▶ **WHAT YOU NEED TO DO**:
Pick out all lines in the listing holding the string "this" and copy them.
════
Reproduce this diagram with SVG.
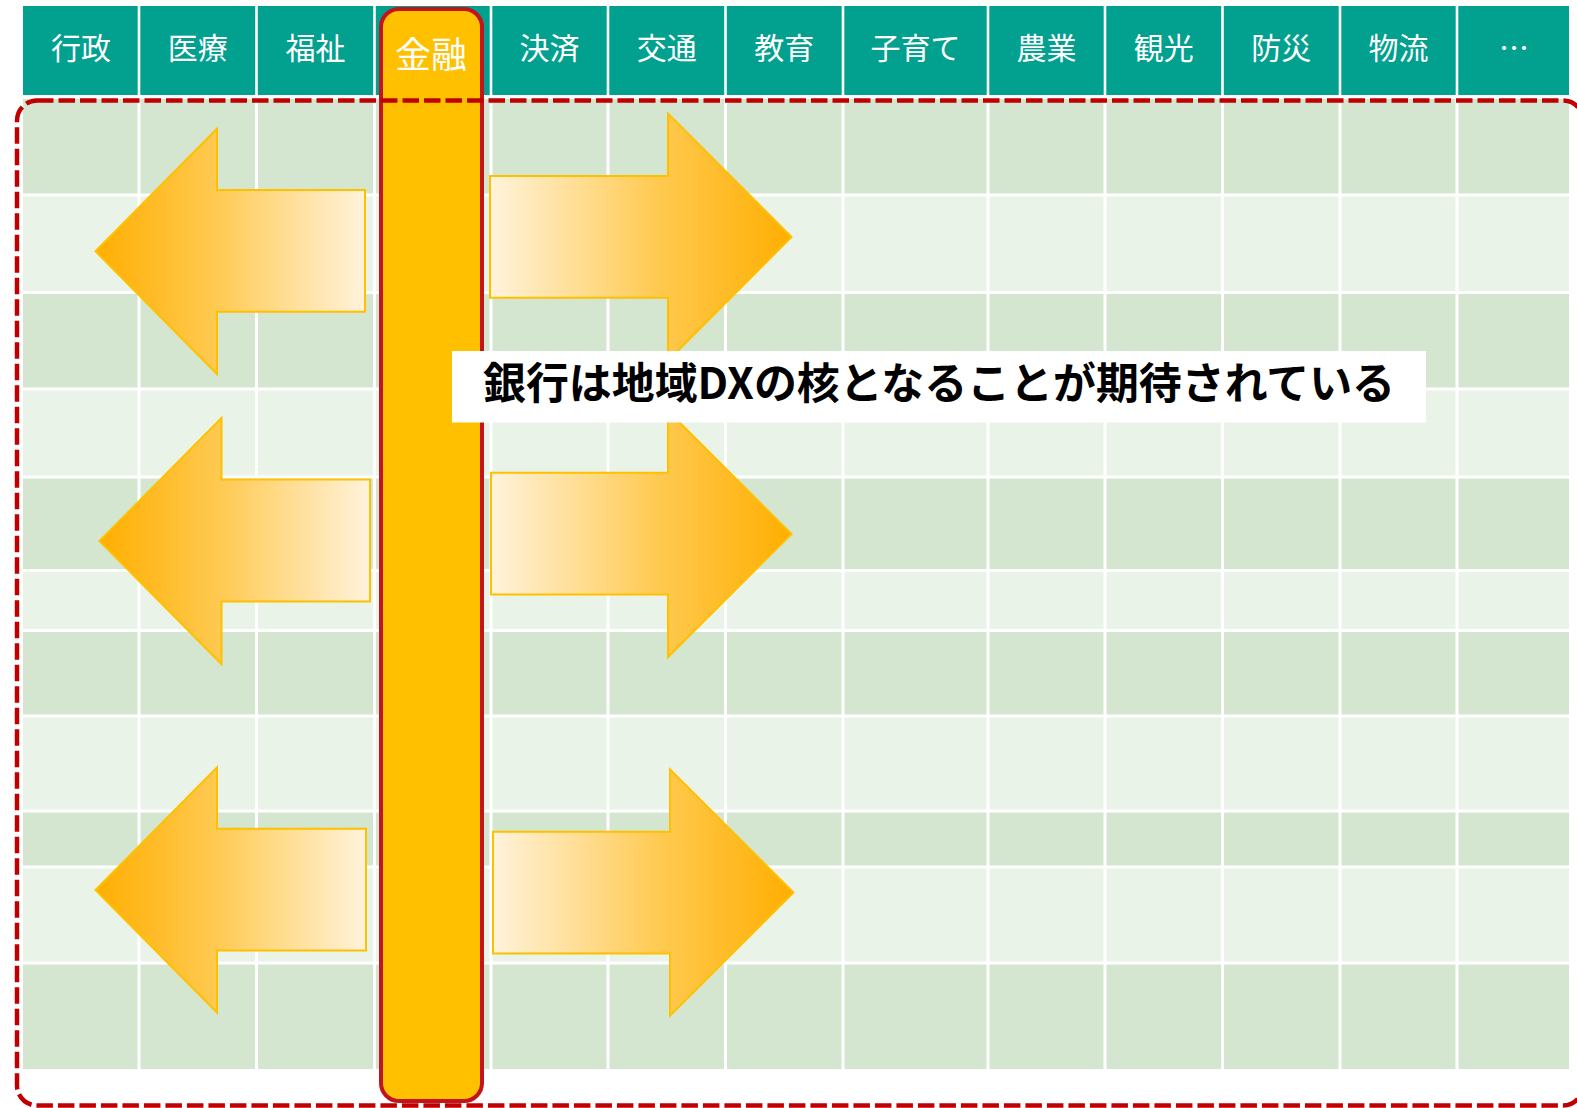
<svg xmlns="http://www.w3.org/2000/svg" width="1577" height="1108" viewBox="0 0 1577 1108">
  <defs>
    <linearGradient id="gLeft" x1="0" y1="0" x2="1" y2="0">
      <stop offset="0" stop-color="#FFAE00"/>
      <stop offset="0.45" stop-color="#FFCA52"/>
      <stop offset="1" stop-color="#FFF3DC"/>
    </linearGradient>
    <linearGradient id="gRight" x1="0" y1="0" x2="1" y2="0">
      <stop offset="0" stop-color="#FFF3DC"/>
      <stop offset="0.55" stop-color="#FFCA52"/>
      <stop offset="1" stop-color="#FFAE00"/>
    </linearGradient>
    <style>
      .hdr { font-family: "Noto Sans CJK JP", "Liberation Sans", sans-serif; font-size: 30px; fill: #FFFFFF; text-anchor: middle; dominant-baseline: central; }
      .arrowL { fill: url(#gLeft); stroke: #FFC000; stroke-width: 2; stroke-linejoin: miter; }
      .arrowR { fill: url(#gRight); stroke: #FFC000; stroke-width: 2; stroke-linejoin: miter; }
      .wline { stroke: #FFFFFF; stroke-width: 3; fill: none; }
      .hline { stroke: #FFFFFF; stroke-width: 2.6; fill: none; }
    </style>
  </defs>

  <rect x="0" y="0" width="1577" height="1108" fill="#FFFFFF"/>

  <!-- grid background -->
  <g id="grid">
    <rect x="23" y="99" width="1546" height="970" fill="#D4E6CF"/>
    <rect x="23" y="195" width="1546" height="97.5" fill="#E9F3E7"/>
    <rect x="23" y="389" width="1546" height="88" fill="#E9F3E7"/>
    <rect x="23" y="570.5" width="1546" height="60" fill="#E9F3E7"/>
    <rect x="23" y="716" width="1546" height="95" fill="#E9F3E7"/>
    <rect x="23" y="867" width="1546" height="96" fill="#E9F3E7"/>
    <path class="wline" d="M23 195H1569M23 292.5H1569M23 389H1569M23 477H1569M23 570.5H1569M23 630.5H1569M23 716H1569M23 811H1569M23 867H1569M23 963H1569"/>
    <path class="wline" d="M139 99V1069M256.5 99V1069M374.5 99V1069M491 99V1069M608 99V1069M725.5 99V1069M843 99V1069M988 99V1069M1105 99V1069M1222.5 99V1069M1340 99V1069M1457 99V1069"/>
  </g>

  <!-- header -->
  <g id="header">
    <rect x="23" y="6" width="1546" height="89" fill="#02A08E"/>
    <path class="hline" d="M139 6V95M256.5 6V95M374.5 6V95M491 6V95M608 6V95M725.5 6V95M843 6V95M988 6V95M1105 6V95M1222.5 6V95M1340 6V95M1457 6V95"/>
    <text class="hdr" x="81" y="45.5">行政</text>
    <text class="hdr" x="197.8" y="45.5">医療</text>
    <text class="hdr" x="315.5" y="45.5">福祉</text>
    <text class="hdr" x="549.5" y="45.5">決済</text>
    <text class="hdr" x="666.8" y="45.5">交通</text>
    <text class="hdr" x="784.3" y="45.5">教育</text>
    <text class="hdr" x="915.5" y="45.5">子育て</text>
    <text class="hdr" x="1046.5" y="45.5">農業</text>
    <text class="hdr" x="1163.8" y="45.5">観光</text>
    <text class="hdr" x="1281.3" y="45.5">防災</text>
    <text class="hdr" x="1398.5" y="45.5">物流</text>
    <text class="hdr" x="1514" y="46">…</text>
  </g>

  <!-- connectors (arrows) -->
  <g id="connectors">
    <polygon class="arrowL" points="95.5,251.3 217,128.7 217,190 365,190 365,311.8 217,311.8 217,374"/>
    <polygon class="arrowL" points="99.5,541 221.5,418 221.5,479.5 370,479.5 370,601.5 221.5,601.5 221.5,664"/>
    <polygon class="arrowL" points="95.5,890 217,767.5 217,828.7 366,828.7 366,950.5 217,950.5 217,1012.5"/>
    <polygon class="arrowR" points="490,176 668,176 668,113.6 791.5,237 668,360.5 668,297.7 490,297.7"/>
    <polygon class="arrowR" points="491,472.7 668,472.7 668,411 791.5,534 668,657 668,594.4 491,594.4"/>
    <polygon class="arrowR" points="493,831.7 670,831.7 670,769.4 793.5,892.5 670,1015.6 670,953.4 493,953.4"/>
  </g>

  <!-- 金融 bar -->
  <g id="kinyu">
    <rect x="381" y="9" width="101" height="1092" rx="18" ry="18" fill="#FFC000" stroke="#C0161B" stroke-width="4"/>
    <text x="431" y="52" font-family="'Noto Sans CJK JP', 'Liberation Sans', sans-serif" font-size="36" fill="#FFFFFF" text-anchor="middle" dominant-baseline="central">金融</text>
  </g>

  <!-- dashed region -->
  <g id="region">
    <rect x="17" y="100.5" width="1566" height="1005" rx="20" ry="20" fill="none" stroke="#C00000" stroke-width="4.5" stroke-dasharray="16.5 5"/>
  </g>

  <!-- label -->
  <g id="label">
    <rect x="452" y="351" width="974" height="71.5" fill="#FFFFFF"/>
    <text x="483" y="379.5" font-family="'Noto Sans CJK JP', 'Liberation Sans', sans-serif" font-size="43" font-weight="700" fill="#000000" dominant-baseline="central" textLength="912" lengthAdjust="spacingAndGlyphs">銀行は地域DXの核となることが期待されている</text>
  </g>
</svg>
════
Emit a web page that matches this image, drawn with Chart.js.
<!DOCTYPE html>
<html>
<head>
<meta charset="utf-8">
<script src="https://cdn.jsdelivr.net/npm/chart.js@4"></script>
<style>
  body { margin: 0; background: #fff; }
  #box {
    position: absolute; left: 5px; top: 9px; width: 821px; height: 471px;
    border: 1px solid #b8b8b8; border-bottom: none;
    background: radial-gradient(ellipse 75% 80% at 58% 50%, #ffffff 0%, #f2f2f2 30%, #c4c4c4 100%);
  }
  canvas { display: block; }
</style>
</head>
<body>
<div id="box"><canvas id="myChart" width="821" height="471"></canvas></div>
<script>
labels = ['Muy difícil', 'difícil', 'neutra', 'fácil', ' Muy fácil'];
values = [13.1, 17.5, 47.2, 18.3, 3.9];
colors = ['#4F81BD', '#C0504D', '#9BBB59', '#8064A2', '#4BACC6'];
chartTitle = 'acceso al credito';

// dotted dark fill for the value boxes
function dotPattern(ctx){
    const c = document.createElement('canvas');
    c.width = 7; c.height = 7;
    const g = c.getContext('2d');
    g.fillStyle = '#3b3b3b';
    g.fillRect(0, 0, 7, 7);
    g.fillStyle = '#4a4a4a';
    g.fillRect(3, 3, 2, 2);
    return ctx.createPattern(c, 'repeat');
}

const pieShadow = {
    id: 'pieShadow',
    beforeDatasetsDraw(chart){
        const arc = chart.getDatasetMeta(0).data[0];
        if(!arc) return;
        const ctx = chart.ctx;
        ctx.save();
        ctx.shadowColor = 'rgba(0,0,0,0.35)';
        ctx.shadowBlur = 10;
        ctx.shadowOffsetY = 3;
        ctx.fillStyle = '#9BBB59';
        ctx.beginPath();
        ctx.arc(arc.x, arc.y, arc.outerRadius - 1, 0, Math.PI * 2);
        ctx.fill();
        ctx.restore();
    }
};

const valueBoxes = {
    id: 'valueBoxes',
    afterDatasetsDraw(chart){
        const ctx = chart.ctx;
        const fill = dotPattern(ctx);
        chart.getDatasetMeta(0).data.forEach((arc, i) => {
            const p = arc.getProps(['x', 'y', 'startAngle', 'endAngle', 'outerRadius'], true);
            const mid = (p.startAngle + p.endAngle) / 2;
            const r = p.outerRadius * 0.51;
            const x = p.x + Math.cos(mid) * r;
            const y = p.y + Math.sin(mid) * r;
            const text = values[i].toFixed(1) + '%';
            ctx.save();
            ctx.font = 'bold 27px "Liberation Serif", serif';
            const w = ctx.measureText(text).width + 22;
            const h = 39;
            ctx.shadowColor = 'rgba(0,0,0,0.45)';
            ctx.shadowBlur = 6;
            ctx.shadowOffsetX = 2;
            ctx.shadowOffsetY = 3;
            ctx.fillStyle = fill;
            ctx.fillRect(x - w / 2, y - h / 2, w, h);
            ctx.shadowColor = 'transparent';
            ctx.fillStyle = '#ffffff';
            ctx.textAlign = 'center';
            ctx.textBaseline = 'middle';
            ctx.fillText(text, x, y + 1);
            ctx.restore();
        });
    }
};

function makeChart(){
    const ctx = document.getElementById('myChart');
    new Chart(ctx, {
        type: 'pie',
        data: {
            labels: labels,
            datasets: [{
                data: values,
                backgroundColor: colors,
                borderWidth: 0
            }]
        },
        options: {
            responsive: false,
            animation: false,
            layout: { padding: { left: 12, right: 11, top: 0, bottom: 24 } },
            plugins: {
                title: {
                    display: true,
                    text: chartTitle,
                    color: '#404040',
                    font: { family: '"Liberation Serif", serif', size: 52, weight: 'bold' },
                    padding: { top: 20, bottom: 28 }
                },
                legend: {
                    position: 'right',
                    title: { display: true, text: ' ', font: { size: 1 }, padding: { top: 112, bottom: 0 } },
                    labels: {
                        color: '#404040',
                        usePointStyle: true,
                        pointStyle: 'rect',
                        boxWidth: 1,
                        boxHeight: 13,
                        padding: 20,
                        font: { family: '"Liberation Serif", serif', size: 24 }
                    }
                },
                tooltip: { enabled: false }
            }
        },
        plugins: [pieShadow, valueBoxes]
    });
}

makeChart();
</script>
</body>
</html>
════
▶ **SOLUTION TO THE EXERCISE**:
Reproduce this diagram with SVG.
Emit a web page that matches this image, drawn with Chart.js.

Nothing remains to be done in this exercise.